» **Problem requirements**:
Output the material beneath this task exactly, images excluded.

⟨

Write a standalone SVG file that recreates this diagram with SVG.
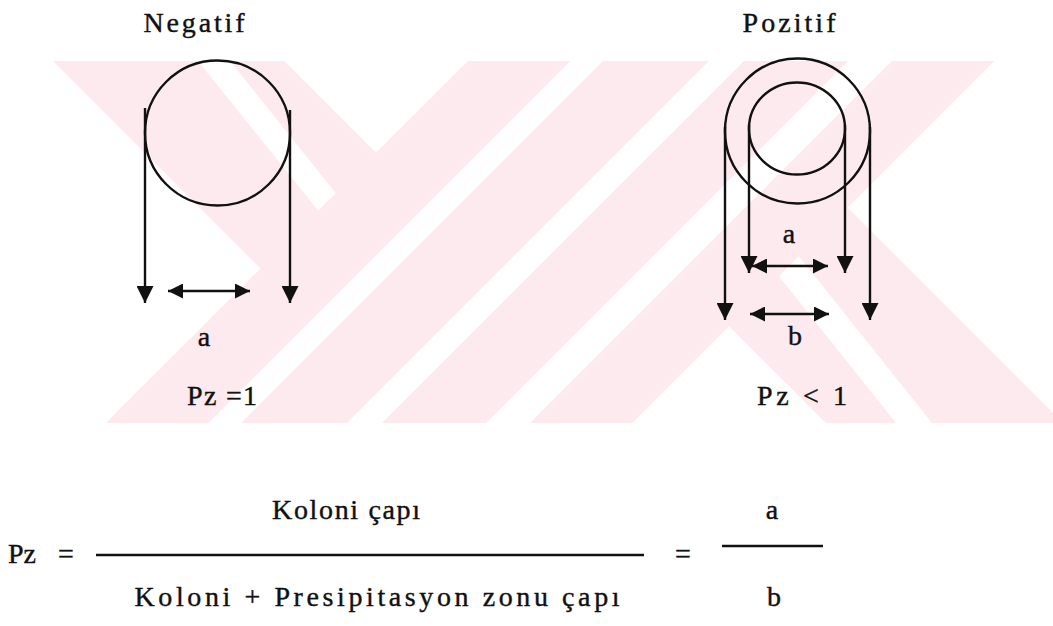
<svg xmlns="http://www.w3.org/2000/svg" width="1053" height="626" viewBox="0 0 1053 626">
  <style>
    .t { font-size: 28px; fill: #111; stroke: #111; stroke-width: 0.4; }
    .ring { fill: none; stroke: #111; stroke-width: 2.4; }
    .ln { fill: none; stroke: #111; stroke-width: 2.4; }
    .wm { fill: #fdeaee; }
  </style>
  <defs>
    <marker id="head" viewBox="0 0 10 10" refX="10" refY="5" markerUnits="userSpaceOnUse" markerWidth="17" markerHeight="17" orient="auto-start-reverse">
      <path d="M0,0 L10,5 L0,10 z" fill="#111"/>
    </marker>
    <marker id="headS" viewBox="0 0 10 10" refX="10" refY="5" markerUnits="userSpaceOnUse" markerWidth="16" markerHeight="15" orient="auto-start-reverse">
      <path d="M0,0 L10,5 L0,10 z" fill="#111"/>
    </marker>
    <clipPath id="wmclip">
      <rect x="0" y="61" width="1053" height="362"/>
    </clipPath>
  </defs>

  <rect width="1053" height="626" fill="#fff"/>

  <!-- faint striped background emblem -->
  <g id="watermark" clip-path="url(#wmclip)">
    <path class="wm" d="
      M53,61 L198,61 L332,228 L276,284 Z
      M230,61 L284,61 L391.5,168.5 L349.6,210.5 Z
      M468,61 L570,61 L208,423 L106,423 Z
      M603,61 L709,61 L347,423 L241,423 Z
      M744,61 L848,61 L486,423 L382,423 Z
      M892,61 L994,61 L632,423 L530,423 Z
      M820,180 L1063,423 L932,423 L774.4,225.6 Z
      M754.4,245.6 L896,423 L826,423 L701.5,298.5 Z"/>
  </g>

  <g font-family="'Liberation Serif', 'DejaVu Serif', serif">
    <!-- negative colony -->
    <g id="node-negatif">
      <text class="t" x="194" y="32" text-anchor="middle" textLength="101">Negatif</text>
      <circle class="ring" cx="217.5" cy="133" r="72.5"/>
    </g>

    <!-- positive colony with precipitation zone -->
    <g id="node-pozitif">
      <text class="t" x="789" y="32" text-anchor="middle" textLength="93">Pozitif</text>
      <circle class="ring" cx="797.5" cy="131" r="72.5"/>
      <ellipse class="ring" cx="797" cy="128.5" rx="48" ry="46"/>
    </g>

    <!-- diameter projections -->
    <g id="connectors">
      <line class="ln" x1="145" y1="108" x2="145" y2="303" marker-end="url(#head)"/>
      <line class="ln" x1="290" y1="110" x2="290" y2="303" marker-end="url(#head)"/>
      <line class="ln" x1="168" y1="291" x2="250" y2="291" marker-start="url(#headS)" marker-end="url(#headS)"/>

      <line class="ln" x1="725" y1="127" x2="725" y2="320" marker-end="url(#head)"/>
      <line class="ln" x1="870" y1="127" x2="870" y2="320" marker-end="url(#head)"/>
      <line class="ln" x1="749" y1="125" x2="749" y2="273" marker-end="url(#head)"/>
      <line class="ln" x1="845" y1="125" x2="845" y2="273" marker-end="url(#head)"/>
      <line class="ln" x1="752" y1="266" x2="828" y2="266" marker-start="url(#headS)" marker-end="url(#headS)"/>
      <line class="ln" x1="750" y1="314" x2="829" y2="314" marker-start="url(#headS)" marker-end="url(#headS)"/>
    </g>

    <g id="labels">
      <text class="t" x="204" y="346" text-anchor="middle">a</text>
      <text class="t" x="222" y="405" text-anchor="middle" textLength="70">Pz =1</text>
      <text class="t" x="789" y="243" text-anchor="middle">a</text>
      <text class="t" x="795" y="345" text-anchor="middle">b</text>
      <text class="t" x="802" y="405" text-anchor="middle" textLength="90">Pz &lt; 1</text>
    </g>

    <!-- Pz ratio formula -->
    <g id="formula">
      <text class="t" x="346" y="519" text-anchor="middle" textLength="148">Koloni çapı</text>
      <text class="t" x="8" y="563" font-size="31">Pz</text>
      <text class="t" x="66" y="563" text-anchor="middle">=</text>
      <line class="ln" x1="96" y1="555" x2="644" y2="555"/>
      <text class="t" x="683" y="563" text-anchor="middle">=</text>
      <line class="ln" x1="722" y1="546" x2="823" y2="546"/>
      <text class="t" x="772" y="519" text-anchor="middle">a</text>
      <text class="t" x="377" y="606" text-anchor="middle" textLength="485">Koloni + Presipitasyon zonu çapı</text>
      <text class="t" x="774" y="606" text-anchor="middle">b</text>
    </g>
  </g>
</svg>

⟩

» **In response**:
Write a standalone SVG file that recreates this diagram with SVG.
<svg xmlns="http://www.w3.org/2000/svg" width="1053" height="626" viewBox="0 0 1053 626">
  <style>
    .t { font-size: 28px; fill: #111; stroke: #111; stroke-width: 0.4; }
    .ring { fill: none; stroke: #111; stroke-width: 2.4; }
    .ln { fill: none; stroke: #111; stroke-width: 2.4; }
    .wm { fill: #fdeaee; }
  </style>
  <defs>
    <marker id="head" viewBox="0 0 10 10" refX="10" refY="5" markerUnits="userSpaceOnUse" markerWidth="17" markerHeight="17" orient="auto-start-reverse">
      <path d="M0,0 L10,5 L0,10 z" fill="#111"/>
    </marker>
    <marker id="headS" viewBox="0 0 10 10" refX="10" refY="5" markerUnits="userSpaceOnUse" markerWidth="16" markerHeight="15" orient="auto-start-reverse">
      <path d="M0,0 L10,5 L0,10 z" fill="#111"/>
    </marker>
    <clipPath id="wmclip">
      <rect x="0" y="61" width="1053" height="362"/>
    </clipPath>
  </defs>

  <rect width="1053" height="626" fill="#fff"/>

  <!-- faint striped background emblem -->
  <g id="watermark" clip-path="url(#wmclip)">
    <path class="wm" d="
      M53,61 L198,61 L332,228 L276,284 Z
      M230,61 L284,61 L391.5,168.5 L349.6,210.5 Z
      M468,61 L570,61 L208,423 L106,423 Z
      M603,61 L709,61 L347,423 L241,423 Z
      M744,61 L848,61 L486,423 L382,423 Z
      M892,61 L994,61 L632,423 L530,423 Z
      M820,180 L1063,423 L932,423 L774.4,225.6 Z
      M754.4,245.6 L896,423 L826,423 L701.5,298.5 Z"/>
  </g>

  <g font-family="'Liberation Serif', 'DejaVu Serif', serif">
    <!-- negative colony -->
    <g id="node-negatif">
      <text class="t" x="194" y="32" text-anchor="middle" textLength="101">Negatif</text>
      <circle class="ring" cx="217.5" cy="133" r="72.5"/>
    </g>

    <!-- positive colony with precipitation zone -->
    <g id="node-pozitif">
      <text class="t" x="789" y="32" text-anchor="middle" textLength="93">Pozitif</text>
      <circle class="ring" cx="797.5" cy="131" r="72.5"/>
      <ellipse class="ring" cx="797" cy="128.5" rx="48" ry="46"/>
    </g>

    <!-- diameter projections -->
    <g id="connectors">
      <line class="ln" x1="145" y1="108" x2="145" y2="303" marker-end="url(#head)"/>
      <line class="ln" x1="290" y1="110" x2="290" y2="303" marker-end="url(#head)"/>
      <line class="ln" x1="168" y1="291" x2="250" y2="291" marker-start="url(#headS)" marker-end="url(#headS)"/>

      <line class="ln" x1="725" y1="127" x2="725" y2="320" marker-end="url(#head)"/>
      <line class="ln" x1="870" y1="127" x2="870" y2="320" marker-end="url(#head)"/>
      <line class="ln" x1="749" y1="125" x2="749" y2="273" marker-end="url(#head)"/>
      <line class="ln" x1="845" y1="125" x2="845" y2="273" marker-end="url(#head)"/>
      <line class="ln" x1="752" y1="266" x2="828" y2="266" marker-start="url(#headS)" marker-end="url(#headS)"/>
      <line class="ln" x1="750" y1="314" x2="829" y2="314" marker-start="url(#headS)" marker-end="url(#headS)"/>
    </g>

    <g id="labels">
      <text class="t" x="204" y="346" text-anchor="middle">a</text>
      <text class="t" x="222" y="405" text-anchor="middle" textLength="70">Pz =1</text>
      <text class="t" x="789" y="243" text-anchor="middle">a</text>
      <text class="t" x="795" y="345" text-anchor="middle">b</text>
      <text class="t" x="802" y="405" text-anchor="middle" textLength="90">Pz &lt; 1</text>
    </g>

    <!-- Pz ratio formula -->
    <g id="formula">
      <text class="t" x="346" y="519" text-anchor="middle" textLength="148">Koloni çapı</text>
      <text class="t" x="8" y="563" font-size="31">Pz</text>
      <text class="t" x="66" y="563" text-anchor="middle">=</text>
      <line class="ln" x1="96" y1="555" x2="644" y2="555"/>
      <text class="t" x="683" y="563" text-anchor="middle">=</text>
      <line class="ln" x1="722" y1="546" x2="823" y2="546"/>
      <text class="t" x="772" y="519" text-anchor="middle">a</text>
      <text class="t" x="377" y="606" text-anchor="middle" textLength="485">Koloni + Presipitasyon zonu çapı</text>
      <text class="t" x="774" y="606" text-anchor="middle">b</text>
    </g>
  </g>
</svg>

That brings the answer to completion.